Building up future engineers
In the rooms of Ackerman Union, groups of high school students design and assemble their own circuits. Others learn the basics of computer programming or nanotechnology.
UCLA engineering students at all levels – from undergraduates to post-doctorate researchers to alumni – stand by ready to answer questions.
In the middle of it all, Rick Ainsworth, director of UCLA’s Center for Excellence in Engineering & Diversity, watches as a national problem is tackled from the regional level.
“There’s a troubling decline in the numbers of scientists and engineers produced in the U.S.,” Ainsworth said. “The chief reason we’re falling behind is because of lack of investment in education.”
Over 250 high school students came to UCLA yesterday from eight high schools to participate in workshops and demonstrations geared toward science and engineering concepts and career possibilities, all part of a Young Engineers & Scientists event.
Ainsworth described a global trend in which many other countries have begun investing in math, science and engineering education as a means of economic revitalization.
The National Science Foundation reported in 2004 that the number of U.S. jobs requiring science and engineering skills is growing at nearly five percent annually, compared with a 1 percent growth rate for the rest of the U.S. labor market.
The current rate of students entering science and engineering fields is falling very short of the demand.
“It’s about intervention in the education system to galvanize students toward math and science,” Ainsworth said. “It’s not an easy thing to do.

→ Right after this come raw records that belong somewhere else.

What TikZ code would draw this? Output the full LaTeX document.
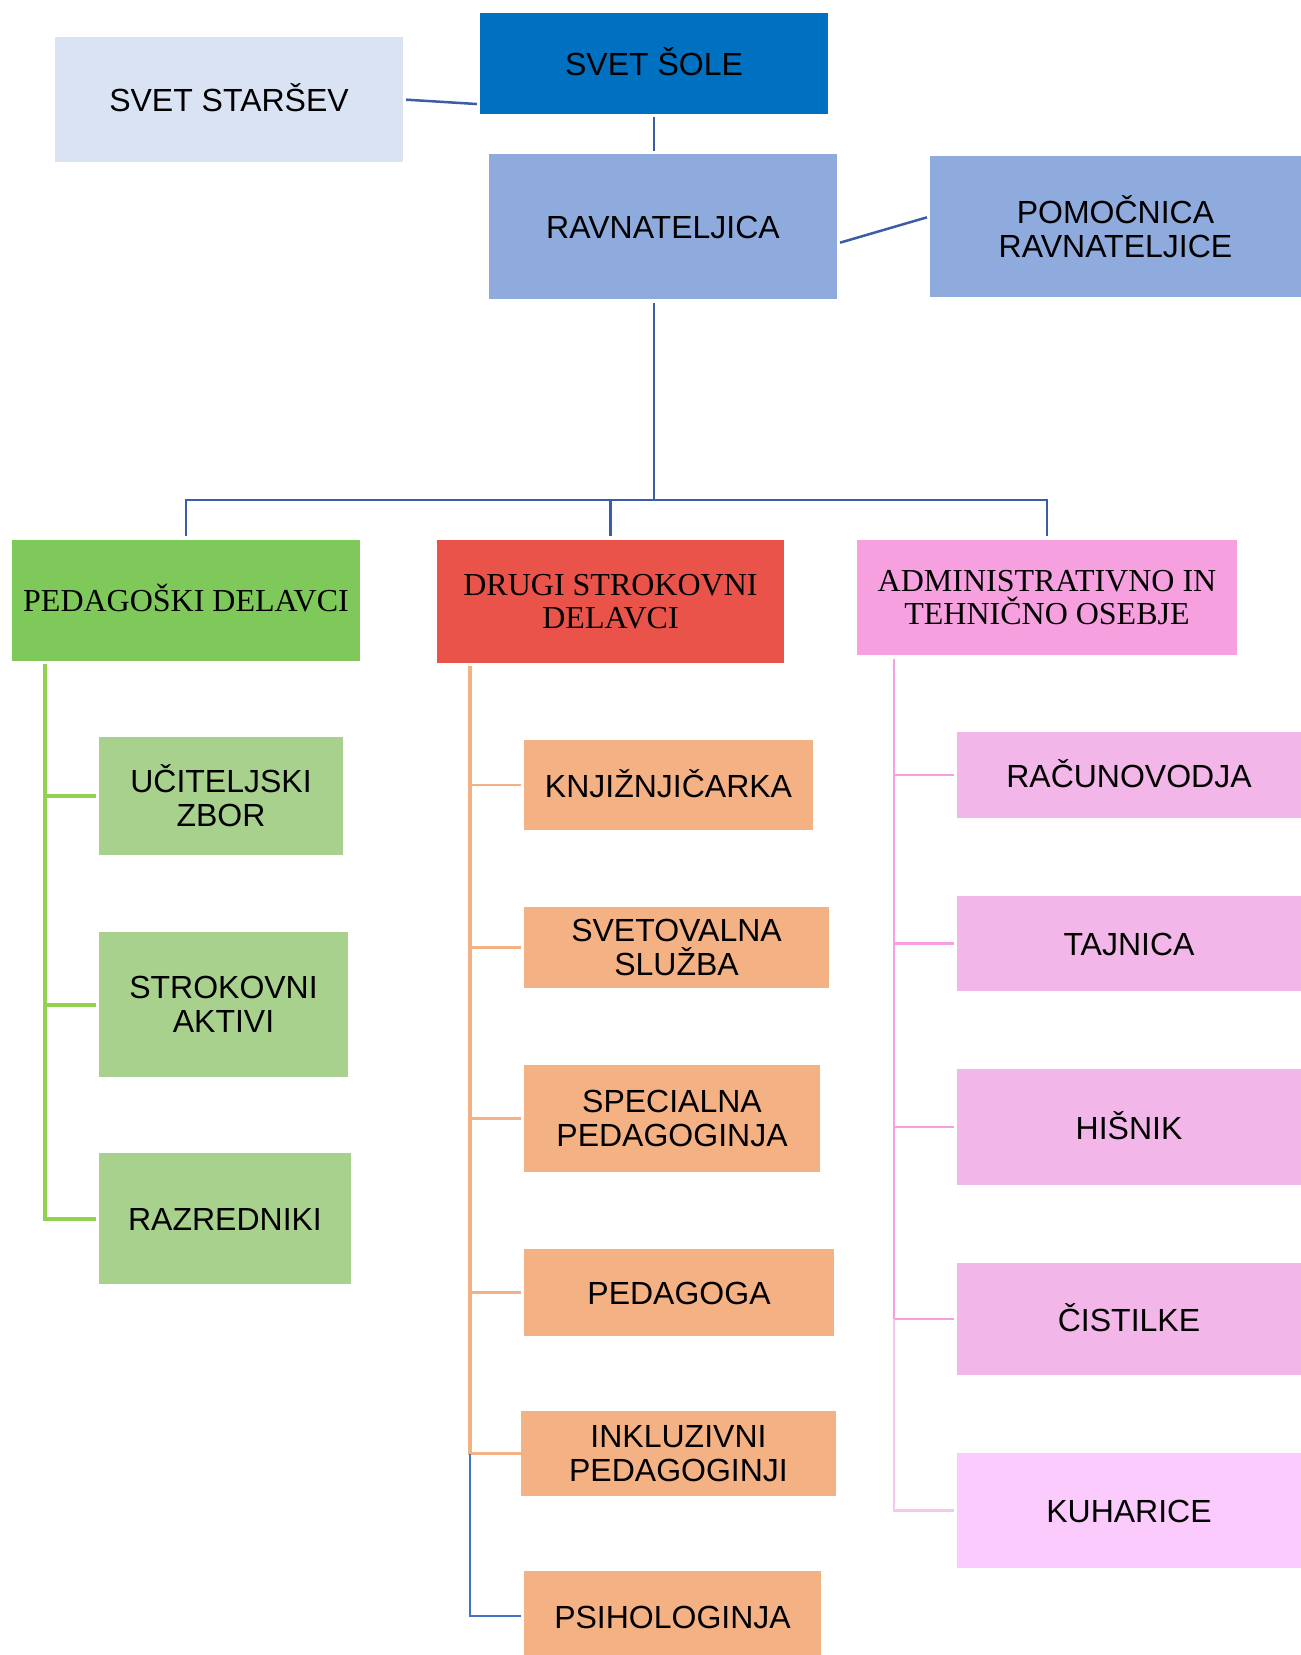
\documentclass[tikz,border=0pt]{standalone}
\usepackage{fontspec}
\setmainfont{Liberation Serif}
\newfontfamily\arialfont{Liberation Sans}
\usepackage{tikz}

\definecolor{starsevfill}{HTML}{DAE3F3}
\definecolor{solefill}{HTML}{0070C0}
\definecolor{ravnfill}{HTML}{8FAADC}
\definecolor{pedfill}{HTML}{7FC95A}
\definecolor{greenfill}{HTML}{A9D18E}
\definecolor{drugifill}{HTML}{E9534A}
\definecolor{orangefill}{HTML}{F4B183}
\definecolor{admfill}{HTML}{F7A0E0}
\definecolor{pinkfill}{HTML}{F2B6E8}
\definecolor{kuhfill}{HTML}{FBCBFD}
\definecolor{blueline}{HTML}{3B5CA6}
\definecolor{psihline}{HTML}{4472C4}
\definecolor{greenline}{HTML}{92D050}
\definecolor{orangeline}{HTML}{F4B183}
\definecolor{pinkline}{HTML}{F7A0E0}
\definecolor{pinklight}{HTML}{F6C6EE}

\tikzset{
  box/.style={inner sep=0pt, align=center, text=black,
    font=\arialfont\fontsize{32}{34}\selectfont},
  headbox/.style={inner sep=0pt, align=center, text=black,
    font=\fontsize{32}{33}\selectfont},
  oneline/.style={text height=24pt, text depth=0pt},
  bline/.style={draw=blueline, line width=2.5pt},
  gline/.style={draw=greenline, line width=4pt},
  oline/.style={draw=orangeline, line width=3.5pt},
  obranch/.style={draw=orangeline, line width=2.5pt},
  pline/.style={draw=pinkline, line width=2.5pt},
}

\begin{document}
\begin{tikzpicture}[x=1pt,y=-1pt]
\useasboundingbox (0,0) rectangle (1301,1655);

% top of the chart
\node[box, oneline, fill=starsevfill, minimum width=348pt, minimum height=125pt] (starsev) at (229,99.5) {SVET STARŠEV};
\node[box, oneline, fill=solefill, minimum width=348pt, minimum height=101pt] (sole) at (654,63.5) {SVET ŠOLE};
\node[box, oneline, fill=ravnfill, minimum width=348pt, minimum height=145pt] (ravn) at (663,226.5) {RAVNATELJICA};
\node[box, fill=ravnfill, minimum width=371pt, minimum height=141pt] (pom) at (1115.5,226.5) {POMOČNICA\\RAVNATELJICE};

\draw[bline, shorten <=3pt, shorten >=3pt] (starsev.east) -- ([yshift=10pt]sole.south west);
\draw[bline, shorten <=3pt, shorten >=3pt] (sole.south) -- (sole.south |- ravn.north);
\draw[bline, shorten <=3pt, shorten >=3pt] ([yshift=-17pt]ravn.east) -- ([yshift=10pt]pom.west);

% three groups
\node[headbox, text height=22pt, text depth=0pt, fill=pedfill, minimum width=348pt, minimum height=121pt] (ped) at (186,600.5) {PEDAGOŠKI DELAVCI};
\node[headbox, fill=drugifill, minimum width=347pt, minimum height=123pt] (drugi) at (610.5,601.5) {DRUGI STROKOVNI\\DELAVCI};
\node[headbox, fill=admfill, minimum width=380pt, minimum height=115pt] (adm) at (1047,597.5) {ADMINISTRATIVNO IN\\TEHNIČNO OSEBJE};

\coordinate (bus) at (654,500);
\draw[bline, shorten <=4pt] (ravn.south -| bus) -- (bus);
\draw[bline, shorten <=4pt, shorten >=4pt] (ped.north) |- (bus) -| (adm.north);
\draw[bline, shorten >=4pt] (drugi.north |- bus) -- (drugi.north);

% pedagoski delavci
\node[box, fill=greenfill, minimum width=244pt, minimum height=118pt] (ucit) at (221,796) {UČITELJSKI\\ZBOR};
\node[box, fill=greenfill, minimum width=249pt, minimum height=145pt] (strok) at (223.5,1004.5) {STROKOVNI\\AKTIVI};
\node[box, oneline, fill=greenfill, minimum width=252pt, minimum height=131pt] (razr) at (225,1218.5) {RAZREDNIKI};

\coordinate (gtop) at (45,664);
\draw[gline, shorten >=3pt] (gtop) |- (razr.west);
\foreach \n in {ucit,strok}
  \draw[gline, shorten <=3pt] (\n.west) -- (\n.west -| gtop);

% drugi strokovni delavci
\node[box, oneline, fill=orangefill, minimum width=289pt, minimum height=90pt] (knjiz) at (668.5,785) {KNJIŽNJIČARKA};
\node[box, fill=orangefill, minimum width=305pt, minimum height=81pt] (svet) at (676.5,947.5) {SVETOVALNA\\SLUŽBA};
\node[box, fill=orangefill, minimum width=296pt, minimum height=107pt] (spec) at (672,1118.5) {SPECIALNA\\PEDAGOGINJA};
\node[box, oneline, fill=orangefill, minimum width=310pt, minimum height=87pt] (pedg) at (679,1292.5) {PEDAGOGA};
\node[box, fill=orangefill, minimum width=315pt, minimum height=85pt] (inkl) at (678.5,1453.5) {INKLUZIVNI\\PEDAGOGINJI};
\node[box, oneline, fill=orangefill, minimum width=297pt, minimum height=90pt] (psih) at (672.5,1616) {PSIHOLOGINJA};

\coordinate (otop) at (470,666);
\draw[oline] (otop) |- (inkl.west);
\foreach \n in {knjiz,svet,spec,pedg}
  \draw[obranch, shorten <=3pt] (\n.west) -- (\n.west -| otop);
\draw[draw=psihline, line width=2.5pt, shorten >=3pt] (otop |- inkl.west) |- (psih.west);

% administrativno in tehnicno osebje
\node[box, oneline, fill=pinkfill, minimum width=344pt, minimum height=86pt] (racun) at (1129,775) {RAČUNOVODJA};
\node[box, oneline, fill=pinkfill, minimum width=344pt, minimum height=95pt] (tajn) at (1129,943.5) {TAJNICA};
\node[box, oneline, fill=pinkfill, minimum width=344pt, minimum height=116pt] (hisn) at (1129,1127) {HIŠNIK};
\node[box, oneline, fill=pinkfill, minimum width=344pt, minimum height=112pt] (cist) at (1129,1319) {ČISTILKE};
\node[box, oneline, fill=kuhfill, minimum width=344pt, minimum height=115pt] (kuh) at (1129,1510.5) {KUHARICE};

\coordinate (ptop) at (894,659);
\draw[pline] (ptop) -- (ptop |- cist.west);
\foreach \n in {racun,tajn,hisn,cist}
  \draw[pline, shorten <=3pt] (\n.west) -- (\n.west -| ptop);
\draw[pline, draw=pinklight, shorten >=3pt] (ptop |- cist.west) |- (kuh.west);
\end{tikzpicture}
\end{document}
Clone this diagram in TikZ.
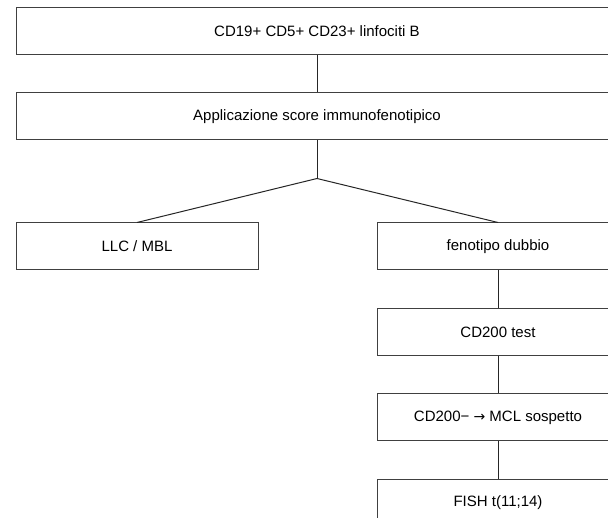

Most people avoid it.”
CEED works closely with the statewide Mathematics, Engineering, Science Achievement program to promote the interest of students in science and math-based careers.
One of the presenters at the event was Enrique Baez, a representative from the Jet Propulsion Laboratory in Pasadena, who sat at a table behind robotic arms and scale models of the Mars exploration rovers.
“I’m here as an example of what can be done,” Baez said, a former UCLA mechanical engineering student.
“My objective for the day is to get the idea in their head, spark some interest,” he said.
MESA students can also participate in the Science, Mathematics Achievement and Research Technology for Students summer program, which allows them to conduct research and take classes at UCLA and other regional institutions.
Jacque Perkins, a student from the Los Angeles Center for Enriched Studies, participated in the program last summer and conducted DNA extraction experiments alongside UCLA graduate students.
Perkins used centrifuges and pipets to determine the genetic basis of seed dispersal patterns from leaf samples of a species of African tree. As a high school student, he was also exposed to the environment and etiquette of a university research lab.
“I didn’t realize how you have to be so precise in everything you do,” the high school senior said.
He has applied to Stanford, Berkeley and UCLA, and said he hopes to pursue a career in medicine.
The growing numbers of students attending high school in urban areas has not been tapped into for its full potential, Ainsworth said.
“The contribution of students from urban schools is far below their proportion,” he said. “They’re not on this campus, and they’re certainly not in the school of engineering.”
But statistics are already showing a shift away from that bleak outlook. Approximately 80 percent of students who participate in SMARTS go on to a four-year institution, Ainsworth said.
Lorenz Cisne, one of Perkins’ classmates, has participated in MESA programs since the fifth grade and has already been accepted to the University of Michigan’s pre-architecture program. ‘There’s so much in the world with engineering,” Cisne said.
She said she hopes the structures of scientific and engineering fields will improve her critical analysis skills.
“In math, two plus two will always equal four,” she said. “You’re pretty much always going to find an answer, you just have to work at it.”